The jury yesterday found Gosnell not guilty of murder in the death of Baby E, and the judge dismissed murder charges regarding Babies B, F and G after the prosecution rested last month.
* Baby A was born to a 17-year-old mother who was nearly 30 weeks pregnant. "He was breathing and moving when Dr. Gosnell severed his spine and put the body in a plastic shoebox for disposal," according to the grand-jury report that led to Gosnell's arrest. "The doctor joked that this baby was so big, he could 'walk me to the bus stop.' "
* Baby C was moving and breathing for 20 minutes before clinic worker Lynda Williams cut its spinal cord, former clinic employee Kareema Cross testified during the trial.
* Baby D, Cross told the court, was delivered in a toilet.

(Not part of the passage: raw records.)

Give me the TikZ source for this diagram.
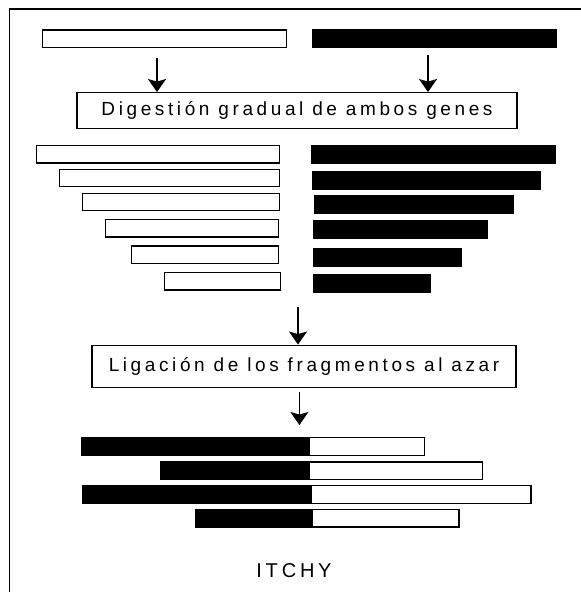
\documentclass[tikz,border=0pt]{standalone}
\usepackage{fontspec}
\setmainfont{Liberation Sans}
\newfontfamily\spfont[LetterSpace=19]{Liberation Sans}
\usetikzlibrary{arrows.meta}
\tikzset{wb/.append style={draw, fill=white, line width=1.4pt, inner sep=0pt, minimum height=17.5pt, anchor=west}}
\tikzset{bb/.append style={draw, fill=black, line width=1.4pt, inner sep=0pt, minimum height=17.5pt, anchor=west}}
\tikzset{tb/.append style={draw, line width=1.3pt, inner sep=0pt, font=\spfont\fontsize{19}{22}\selectfont}}
\tikzset{ar/.append style={-{Stealth[length=13pt,width=18pt,inset=2.5pt]}, line width=1.5pt}}

\begin{document}
\begin{tikzpicture}[x=1pt,y=-1pt]
                \useasboundingbox (0,0) rectangle (581,592);
                \draw[line width=1.4pt] (9.5,592) -- (9.5,9) -- (581,9);
                % genes
                \node[wb, minimum width=244pt] (g1) at (42,38.8) {};
                \node[bb, minimum width=244pt] (g2) at (312,38.8) {};
                \node[tb, minimum width=440pt, minimum height=36pt] (dig) at (297,110.7) {Digestión gradual de ambos genes};
                % digestion
                \node[wb, minimum width=243pt] (w1) at (36,154.2) {};
                \node[wb, minimum width=220.5pt] (w2) at (58.5,178) {};
                \node[wb, minimum width=197.5pt] (w3) at (81.5,202) {};
                \node[wb, minimum width=173pt] (w4) at (105,228.2) {};
                \node[wb, minimum width=147pt] (w5) at (131,254.7) {};
                \node[wb, minimum width=116pt] (w6) at (164,281.2) {};
                \node[bb, minimum width=244pt] (b1) at (310.5,154.2) {};
                \node[bb, minimum width=227.5pt] (b2) at (312,180.7) {};
                \node[bb, minimum width=199pt] (b3) at (313.5,204.2) {};
                \node[bb, minimum width=173.5pt] (b4) at (313,229.3) {};
                \node[bb, minimum width=147.5pt] (b5) at (313,257.2) {};
                \node[bb, minimum width=116.5pt] (b6) at (313,283.2) {};
                \node[tb, minimum width=424pt, minimum height=42pt] (lig) at (304,366.2) {Ligación de los fragmentos al azar};
                % chimeras
                \node[bb, minimum width=227pt] (k1) at (80.5,446.5) {};
                \node[wb, minimum width=115pt] (l1) at (k1.east) {};
                \node[bb, minimum width=147.5pt] (k2) at (160,470.8) {};
                \node[wb, minimum width=173pt] (l2) at (k2.east) {};
                \node[bb, minimum width=227.5pt] (k3) at (82,494.5) {};
                \node[wb, minimum width=219.5pt] (l3) at (k3.east) {};
                \node[bb, minimum width=116pt] (k4) at (194.5,518.2) {};
                \node[wb, minimum width=146.5pt] (l4) at (k4.east) {};
                \node[font=\spfont\fontsize{20}{22}\selectfont] (itchy) at (294,570.5) {ITCHY};
                % arrows
                \coordinate (s1) at (157,58);
                \coordinate (s2) at (428,55);
                \coordinate (s3) at (298,306.7);
                \coordinate (s4) at (299.4,391.7);
                \coordinate (e4) at (299.4,425);
                \draw[ar] (s1) -- (s1 |- dig.north);
                \draw[ar] (s2) -- (s2 |- dig.north);
                \draw[ar] (s3) -- (s3 |- lig.north);
                \draw[ar] (s4) -- (e4);
            \end{tikzpicture}
\end{document}
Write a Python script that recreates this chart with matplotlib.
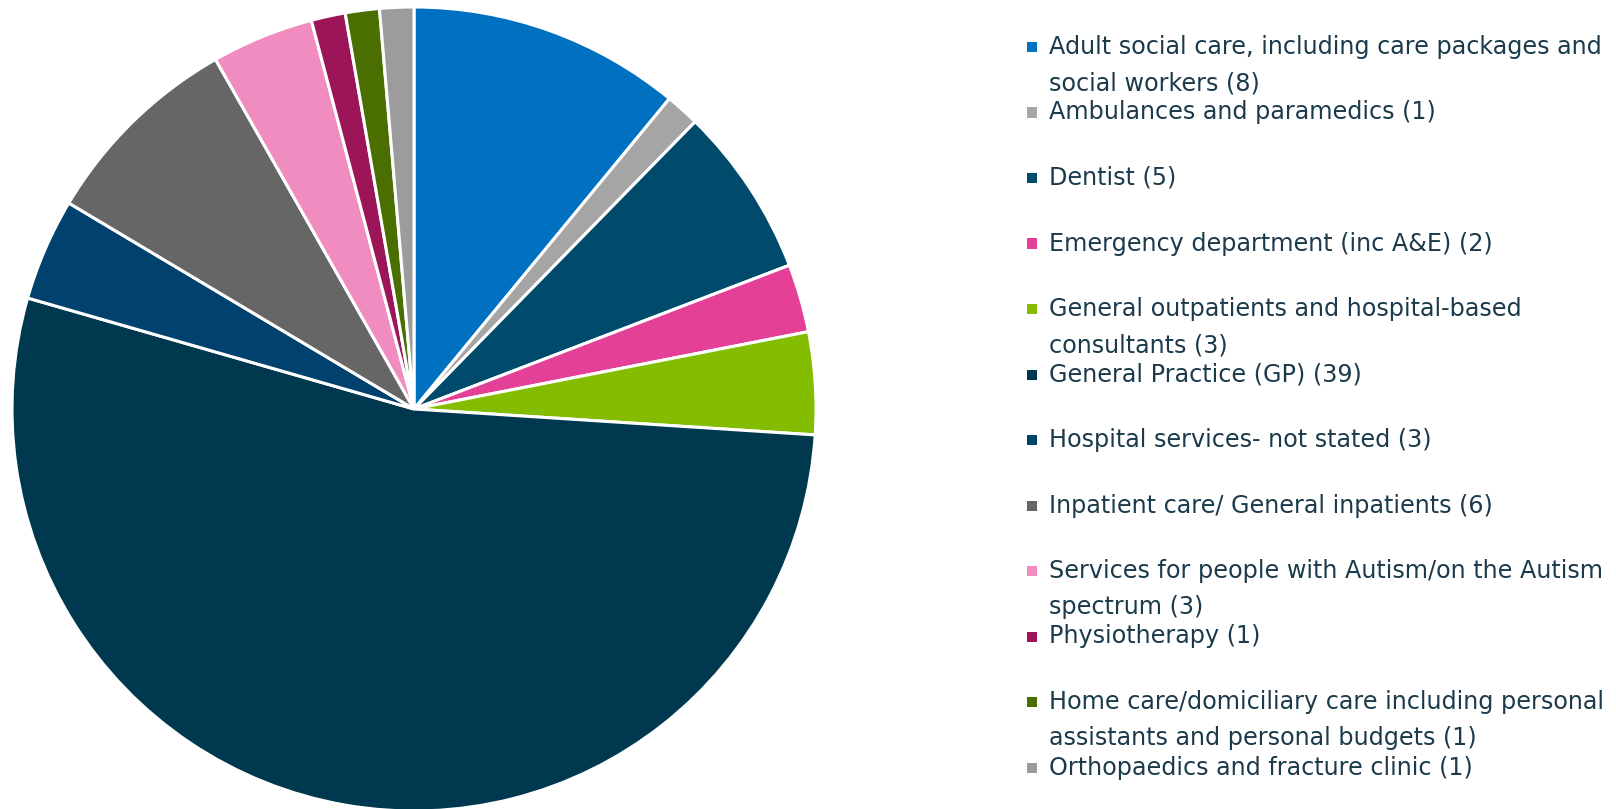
import matplotlib
matplotlib.use("Agg")
import matplotlib.pyplot as plt
from matplotlib.patches import Rectangle

# ----------------------------------------------------------------------
# Data
# ----------------------------------------------------------------------
labels = [
    "Adult social care, including care packages and\nsocial workers (8)",
    "Ambulances and paramedics (1)",
    "Dentist (5)",
    "Emergency department (inc A&E) (2)",
    "General outpatients and hospital-based\nconsultants (3)",
    "General Practice (GP) (39)",
    "Hospital services- not stated (3)",
    "Inpatient care/ General inpatients (6)",
    "Services for people with Autism/on the Autism\nspectrum (3)",
    "Physiotherapy (1)",
    "Home care/domiciliary care including personal\nassistants and personal budgets (1)",
    "Orthopaedics and fracture clinic (1)",
]
counts = [8, 1, 5, 2, 3, 39, 3, 6, 3, 1, 1, 1]
colors = [
    "#0070C0", "#A5A5A5", "#004B6B", "#E54097", "#84BD00", "#00384F",
    "#00416E", "#666666", "#F08CC0", "#9B1558", "#4A6F00", "#9C9C9C",
]

W, H = 1616, 809
TEXT_COLOR = "#1B3A4B"
plt.rcParams["font.family"] = ["DejaVu Sans"]

fig = plt.figure(figsize=(W / 100, H / 100), dpi=100)

# pie area in pixels: centre (414, 409), radius 402
cx, cy, r = 414, 409, 402
ax = fig.add_axes([(cx - r) / W, (H - cy - r) / H, 2 * r / W, 2 * r / H])
ax.pie(counts, colors=colors, startangle=90, counterclock=False,
       radius=1.0, wedgeprops=dict(edgecolor="white", linewidth=2.2))
ax.set_xlim(-1, 1)
ax.set_ylim(-1, 1)
ax.set_aspect("equal")
ax.axis("off")

# legend, drawn by hand so the slots match the reference
slot_top = 47
slot_step = 65.5
line_step = 36
sq = 10
for i, (lab, col) in enumerate(zip(labels, colors)):
    y0 = slot_top + i * slot_step
    fig.patches.append(Rectangle(((1032 - sq / 2) / W, (H - y0 - sq / 2) / H),
                                 sq / W, sq / H, transform=fig.transFigure,
                                 facecolor=col, edgecolor="none"))
    for k, line in enumerate(lab.split("\n")):
        fig.text(1049 / W, (H - (y0 + k * line_step)) / H, line,
                 fontsize=17.2, color=TEXT_COLOR, va="center", ha="left")

fig.savefig("out.png", dpi=100)
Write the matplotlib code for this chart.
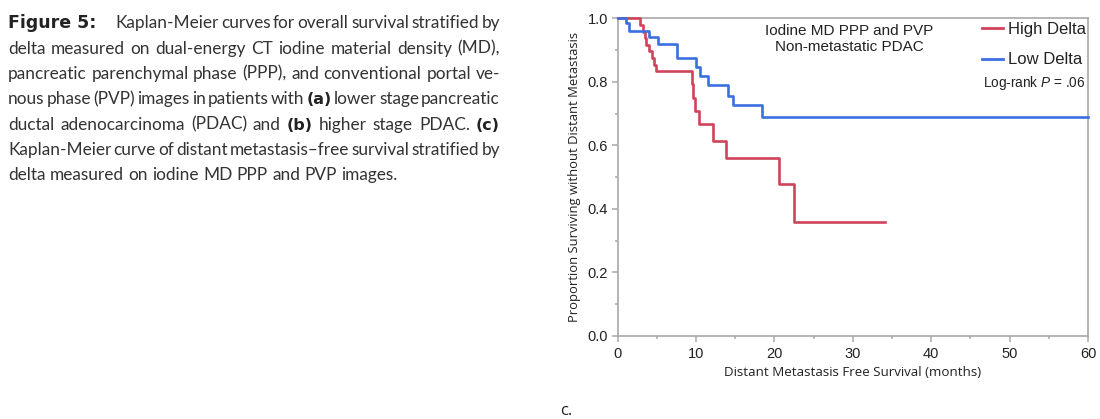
import matplotlib
matplotlib.use("Agg")
import matplotlib.pyplot as plt
from matplotlib.lines import Line2D

# Kaplan-Meier curves (months, proportion)
high_t = [0, 2.8, 3.2, 3.45, 3.6, 3.95, 4.35, 4.6, 4.85, 9.45, 9.66, 9.87, 10.38, 12.21, 13.79, 20.64, 22.55, 34.1]
high_s = [1.0, 0.979, 0.958, 0.938, 0.917, 0.896, 0.875, 0.854, 0.833, 0.792, 0.750, 0.708, 0.667, 0.614, 0.559, 0.478, 0.359, 0.359]
low_t = [0, 1.06, 1.40, 4.0, 5.19, 7.61, 10.0, 10.51, 11.57, 14.05, 14.76, 18.39, 60]
low_s = [1.0, 0.984, 0.961, 0.942, 0.919, 0.874, 0.848, 0.819, 0.791, 0.754, 0.727, 0.688, 0.688]
labels = ["High Delta", "Low Delta"]
colors = ["#d0435a", "#3b6fe0"]

# caption, one list of (word, bold) per printed line
caption = [
    [("Kaplan-Meier", 0), ("curves", 0), ("for", 0), ("overall", 0), ("survival", 0), ("stratified", 0), ("by", 0)],
    [(w, 0) for w in "delta measured on dual-energy CT iodine material density (MD),".split()],
    [(w, 0) for w in "pancreatic parenchymal phase (PPP), and conventional portal ve-".split()],
    [(w, 0) for w in "nous phase (PVP) images in patients with".split()] + [("(a)", 1)]
    + [(w, 0) for w in "lower stage pancreatic".split()],
    [(w, 0) for w in "ductal adenocarcinoma (PDAC) and".split()] + [("(b)", 1)]
    + [(w, 0) for w in "higher stage PDAC.".split()] + [("(c)", 1)],
    [(w, 0) for w in "Kaplan-Meier curve of distant metastasis\u2013free survival stratified by".split()],
    [(w, 0) for w in "delta measured on iodine MD PPP and PVP images.".split()],
]

W, H = 1100, 419
plt.rcParams["mathtext.fontset"] = "custom"
plt.rcParams["mathtext.it"] = "Liberation Sans:italic"
plt.rcParams["mathtext.rm"] = "Liberation Sans"

fig = plt.figure(figsize=(W / 100, H / 100), dpi=100)
renderer = fig.canvas.get_renderer()

# --- caption text, justified by hand ---
cap_font = dict(family="Lato", fontsize=12.4, color="#333333")
bold_font = dict(family="DejaVu Sans", fontsize=11.5, fontweight="bold", color="#222222")
x_left, x_right = 8, 500
baseline = 28.3
step = 25.3
space_w = (fig.text(0, 0, "a a", **cap_font).get_window_extent(renderer).width
           - 2 * fig.text(0, 0, "a", **cap_font).get_window_extent(renderer).width)
for t in fig.texts[:]:
    t.remove()
for i, line in enumerate(caption):
    y = 1 - (baseline + i * step) / H
    start = x_left
    if i == 0:
        fig.text(x_left / W, y, "Figure 5:", va="baseline", **dict(bold_font, fontsize=12.5))
        start = 115
    texts = []
    for w, b in line:
        t = fig.text(0, y, w, va="baseline", **(bold_font if b else cap_font))
        texts.append(t)
    widths = [t.get_window_extent(renderer).width for t in texts]
    if i < len(caption) - 1:
        gap = (x_right - start - sum(widths)) / (len(texts) - 1)
    else:
        gap = space_w
    x = start
    for t, w in zip(texts, widths):
        t.set_x(x / W)
        x += w + gap

fig.text(560 / W, 1 - 415 / H, "c.", family="Open Sans", fontsize=12, va="baseline", color="#222222")

# --- Kaplan-Meier plot ---
ax = fig.add_axes([617.7 / W, 1 - 335.8 / H, 470.3 / W, 317.5 / H])
ax.step(high_t, high_s, where="post", color=colors[0], lw=1.9, clip_on=False, zorder=3)
ax.step(low_t, low_s, where="post", color=colors[1], lw=1.9, clip_on=False, zorder=3)

ax.set_xlim(0, 60)
ax.set_ylim(0, 1)
ax.set_xticks(range(0, 61, 10))
ax.set_xticks(range(5, 60, 10), minor=True)
ax.set_yticks([0, 0.2, 0.4, 0.6, 0.8, 1.0])
ax.set_yticks([0.1, 0.3, 0.5, 0.7, 0.9], minor=True)
ax.set_yticklabels(["0.0", "0.2", "0.4", "0.6", "0.8", "1.0"])
for s in ax.spines.values():
    s.set_color("#a8a8a8")
    s.set_linewidth(1.2)
ax.tick_params(which="major", length=4, width=1.1, color="#a8a8a8", labelsize=10.5,
               labelcolor="#222222")
ax.tick_params(which="minor", length=2.5, width=1.1, color="#a8a8a8")
ax.tick_params(axis="x", pad=4)
ax.tick_params(axis="y", pad=3)
for lab in ax.get_xticklabels() + ax.get_yticklabels():
    lab.set_family("Liberation Sans")

ax.set_xlabel("Distant Metastasis Free Survival (months)", family="Open Sans", fontsize=9.6,
              color="#222222", labelpad=4)
ax.set_ylabel("Proportion Surviving without Distant Metastasis", family="Open Sans", fontsize=9.4,
              color="#222222", labelpad=5)

ax.text(0.492, 0.935, "Iodine MD PPP and PVP\nNon-metastatic PDAC", transform=ax.transAxes,
        ha="center", va="center", family="Liberation Sans", fontsize=11, linespacing=1.2,
        color="#222222")

handles = [Line2D([], [], color=c, lw=2) for c in colors]
leg = ax.legend(handles, labels, loc="upper right", bbox_to_anchor=(1.0, 0.995), frameon=False,
                prop={"family": "Liberation Sans", "size": 12}, handlelength=1.3,
                handletextpad=0.3, labelspacing=0.95, borderaxespad=0.0, borderpad=0.1)
for t in leg.get_texts():
    t.set_color("#222222")

ax.text(0.994, 0.795, "Log-rank $\\it{P}$ = .06", transform=ax.transAxes, ha="right", va="center",
        family="Liberation Sans", fontsize=9.8, color="#222222")

fig.savefig("out.png", dpi=100)
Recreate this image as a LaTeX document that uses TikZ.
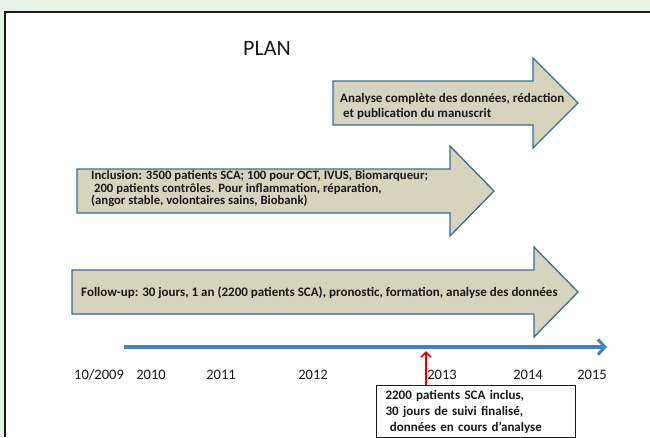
\documentclass[tikz,border=0pt]{standalone}
\usepackage{fontspec}
\setmainfont{Carlito}
\usepackage{xcolor}
\usetikzlibrary{arrows.meta}
\usetikzlibrary{calc}

\definecolor{fond}{RGB}{230,242,232}
\definecolor{beige}{RGB}{215,212,190}
\definecolor{bordfleche}{RGB}{66,104,150}
\definecolor{bleuaxe}{RGB}{74,126,187}

\begin{document}
\begin{tikzpicture}[x=1pt, y=-1pt,
    fleche/.style={draw=bordfleche, fill=beige, line width=1.3pt, line join=miter},
    etiquette/.style={anchor=west, align=left, inner sep=0pt, text=black!90,
      font=\bfseries\fontsize{13}{13}\selectfont},
    annee/.style={text=black!90, font=\fontsize{14.5}{16}\selectfont},
    boite/.style={draw=black!90, line width=1pt, fill=white, align=left,
      text width=181pt, inner xsep=9pt, minimum height=52pt, text=black!90,
      font=\bfseries\fontsize{13}{16}\selectfont}]

    \useasboundingbox (0,0) rectangle (650,437);
    \fill [fond] (0,0) rectangle (650,437);
    \fill [white] (5,12) rectangle (650,437);
    \draw [line width=1.2pt, black!90] (5,437) -- (5,12) -- (650,12);

    \newcommand\fleche[4]{%
      \draw [fleche] (#1,#4-22) -- (#2,#4-22) -- (#2,#4-45) -- (#3,#4)
      -- (#2,#4+45) -- (#2,#4+22) -- (#1,#4+22) -- cycle;}

    \node [font=\fontsize{22}{26}\selectfont, text=black!90] (plan) at (267,48) {PLAN};

    \fleche{333}{533}{578}{103}
    \fleche{77}{450}{494}{191}
    \fleche{72}{534}{578}{292}

    \node [etiquette, font=\bfseries\fontsize{13}{15}\selectfont] (analyse) at (340,106)
    {Analyse complète des données, rédaction\\ \ et publication du manuscrit};

    \node [etiquette, font=\bfseries\fontsize{12.7}{12.5}\selectfont] (inclusion) at (91,189)
    {Inclusion: 3500 patients SCA; 100 pour OCT, IVUS, Biomarqueur;\\
      \ 200 patients contrôles. Pour inflammation, réparation,\\
      (angor stable, volontaires sains, Biobank)};

    \node [etiquette] (suivi) at (81,293)
    {Follow-up: 30 jours, 1 an (2200 patients SCA), pronostic, formation, analyse des données};

    \coordinate (t0) at (124,347);
    \coordinate (t1) at (607,347);
    \draw [bleuaxe, line width=3.5pt,
      -{Straight Barb[length=7pt, width=15pt, line width=3pt]}] (t0) -- (t1);

    \node [annee] (a2009) at (99,375) {10/2009};
    \foreach \x/\a in {151/2010, 221/2011, 313/2012, 442/2013, 528/2014, 592/2015}
      \node [annee] (a\a) at (\x,375) {\a};

    \node [boite, anchor=north west] (bilan) at (376,385)
    {2200 patients SCA inclus,\\
      30 jours de suivi finalisé,\\
      \ données en cours d’analyse};

    \coordinate (jalon) at (426,351);
    \draw [red!90!black, line width=1.6pt,
      -{Straight Barb[length=5pt, width=10pt]}] (bilan.north -| jalon) -- (jalon);

  \end{tikzpicture}
\end{document}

The baby was 10 to 15 inches long, had a head the size of a "pancake" and appeared to be swimming in the toilet before clinic worker Adrienne Moton pulled it out and cut its neck, said Cross.
* Baby E made a sound similar to a cry before Gosnell slit the back of its neck, said Ashley Baldwin, another former clinic employee.
* Mongar, 41, was a wife, a mother of three and a grandmother who went to Gosnell's clinic for an abortion because her family could not afford another child. The Bhutan native had spent 20 years in a Nepal refugee camp before coming to the U.S. in July 2009.
She went into cardiac arrest during her Nov. 19, 2009, procedure after clinic workers gave her an overdose of the pain medication Demerol. She died the next day at the Hospital of the University of Pennsylvania.